Pour financer la transition, les pays de l’Est de l’Europe ont demandé que des objectifs nationaux soient fixés en matière de dépenses de l’UE en fonction du PIB, ce qui permettrait de garantir qu’une plus grande partie de l’argent soit destinée au financement de la transition énergétique dans les États membres les plus pauvres.

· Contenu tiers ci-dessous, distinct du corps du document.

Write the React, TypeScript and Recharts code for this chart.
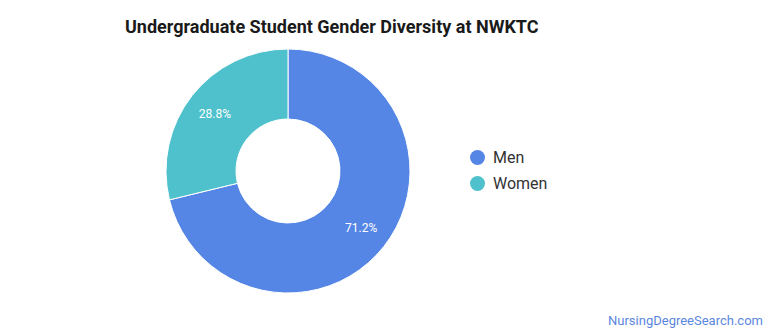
import { PieChart, Pie, Cell, Legend } from 'recharts';

const categories = ['Men', 'Women'];
const shares = [71.2, 28.8];
const colors = ['#5586e5', '#4fc1cc'];

const data = categories.map((name, i) => ({ name, value: shares[i] }));

const RADIAN = Math.PI / 180;

function renderLabel(props: any) {
  const { cx, cy, midAngle, value } = props;
  const r = 93;
  const x = cx + r * Math.cos(-midAngle * RADIAN);
  const y = cy + r * Math.sin(-midAngle * RADIAN);
  return (
    <text x={x} y={y} fill="#ffffff" fontSize={12} textAnchor="middle" dominantBaseline="central" fontFamily="Roboto">
      {value.toFixed(1)}%
    </text>
  );
}

function renderLegend() {
  return (
    <div style={{ fontFamily: 'Roboto', fontSize: 16, color: '#333' }}>
      {categories.map((c, i) => (
        <div key={c} style={{ display: 'flex', alignItems: 'center', height: 26 }}>
          <span style={{ width: 15, height: 15, borderRadius: '50%', background: colors[i], display: 'inline-block', marginRight: 8 }} />
          {c}
        </div>
      ))}
    </div>
  );
}

export default function App() {
  return (
    <div style={{ position: 'absolute', left: 0, top: 0, width: 770, height: 335, background: '#fff', fontFamily: 'Roboto' }}>
      <div style={{ position: 'absolute', left: 125, top: 16, fontSize: 18, fontWeight: 700, color: '#1a1a1a' }}>
        Undergraduate Student Gender Diversity at NWKTC
      </div>
      <PieChart width={770} height={335} margin={{ top: 0, right: 0, bottom: 0, left: 0 }}>
        <Pie
          data={data}
          dataKey="value"
          nameKey="name"
          cx={288}
          cy={171}
          innerRadius={52}
          outerRadius={122}
          startAngle={90}
          endAngle={-270}
          stroke="#ffffff"
          strokeWidth={1}
          label={renderLabel}
          labelLine={false}
          isAnimationActive={false}
        >
          {data.map((d, i) => (
            <Cell key={d.name} fill={colors[i]} />
          ))}
        </Pie>
        <Legend
          content={renderLegend}
          layout="vertical"
          wrapperStyle={{ position: 'absolute', left: 470, top: 144, width: 120 }}
        />
      </PieChart>
      <div style={{ position: 'absolute', right: 7, top: 313, fontSize: 13, color: '#5b87e0' }}>
        NursingDegreeSearch.com
      </div>
    </div>
  );
}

La Pologne, en particulier, dépend à 80 % du charbon pour son électricité et a exprimé à plusieurs reprises ses inquiétudes quant à l’insuffisance des fonds européens disponibles pour financer la modernisation de son système électrique. L’association polonaise de l’électricité, PKEE, estime que la réalisation des objectifs climatiques actualisés de l’UE pour 2030 coûtera 68,5 milliards d’euros d’ici à 2030. Pour le financer, elle a demandé à la Commission européenne « d’augmenter considérablement le nombre de quotas alloués au Fonds de modernisation et au “pool de solidarité” » mis en place pour soutenir 10 pays de l’UE à faible revenu dans leur transition vers la neutralité climatique.
Les pays occidentaux de l’UE, faisant pression pour une plus grande ambition en matière de changement climatique, ont fait valoir que le financement de l’UE était déjà disponible, et mis en avant le budget septennal de l’UE et le plan de relance pour l’Europe, d’une valeur totale de 1 800 milliards d’euros, qui a été convenu plus tôt, ce jeudi 10 décembre. « Un objectif climatique global d’au moins 30 % s’appliquera au montant total des dépenses au titre du CFP et de Next Generation EU », peut-on lire dans le document.
Neutralité technologique
Un autre point de discussion lors du sommet portait sur les sources d’énergie parmi lesquelles les États membres de l’UE peuvent choisir pour atteindre leurs objectifs climatiques. La Pologne, la Hongrie, la République tchèque, la Slovaquie, la Bulgarie et la Roumanie ont appelé à la « neutralité technologique » pour atteindre l’objectif revu à la hausse à l’horizon 2030. « Ce qu’ils entendent par-là, c’est permettre que les investissements dans le gaz et l’énergie nucléaire soient classés comme “verts”. La Bulgarie et la Hongrie sont les plus explicites à ce sujet », a expliqué Sebastian Mang, chargé de la politique climatique et énergétique à Greenpeace. Lors d’un sommet en octobre, la République tchèque a annoncé qu’elle était prête à soutenir l’objectif climatique de 2030 à condition que la Commission européenne autorise l’aide publique prévue par Prague pour la construction d’un nouveau bloc nucléaire à Dukovany.
« Le Conseil européen est conscient de la nécessité d’assurer les interconnexions, la sécurité énergétique pour tous les États membres et une énergie à un prix abordable pour les ménages et les entreprises, et de respecter le droit des États membres de décider de leur bouquet énergétique et de choisir les technologies les plus appropriées afin de réaliser collectivement les objectifs climatiques à l’horizon 2030, y compris des technologies de transition telles que le gaz », reconnaît la déclaration finale du sommet.
Le nouvel objectif doit encore être approuvé par le Parlement européen, qui souhaite quant à lui une réduction encore plus ambitieuse, de 60 %. Les deux institutions négocient actuellement une loi climat, qui comporte à la fois l’objectif de neutralité climatique d’ici 2050 et celui de réduction des émissions en 2030. Elles devraient parvenir à un accord dans les prochains mois.
La Commission européenne a prévu de publier, en juin prochain, un vaste paquet législatif pour aligner divers textes européens avec les nouveaux objectifs. Il s’agira notamment de relever les objectifs de réduction des émissions de gaz à effet de serre par pays, mais aussi de modifier le fonctionnement du marché du carbone ou encore de renforcer les règles sur les énergies renouvelables et l’efficacité énergétique.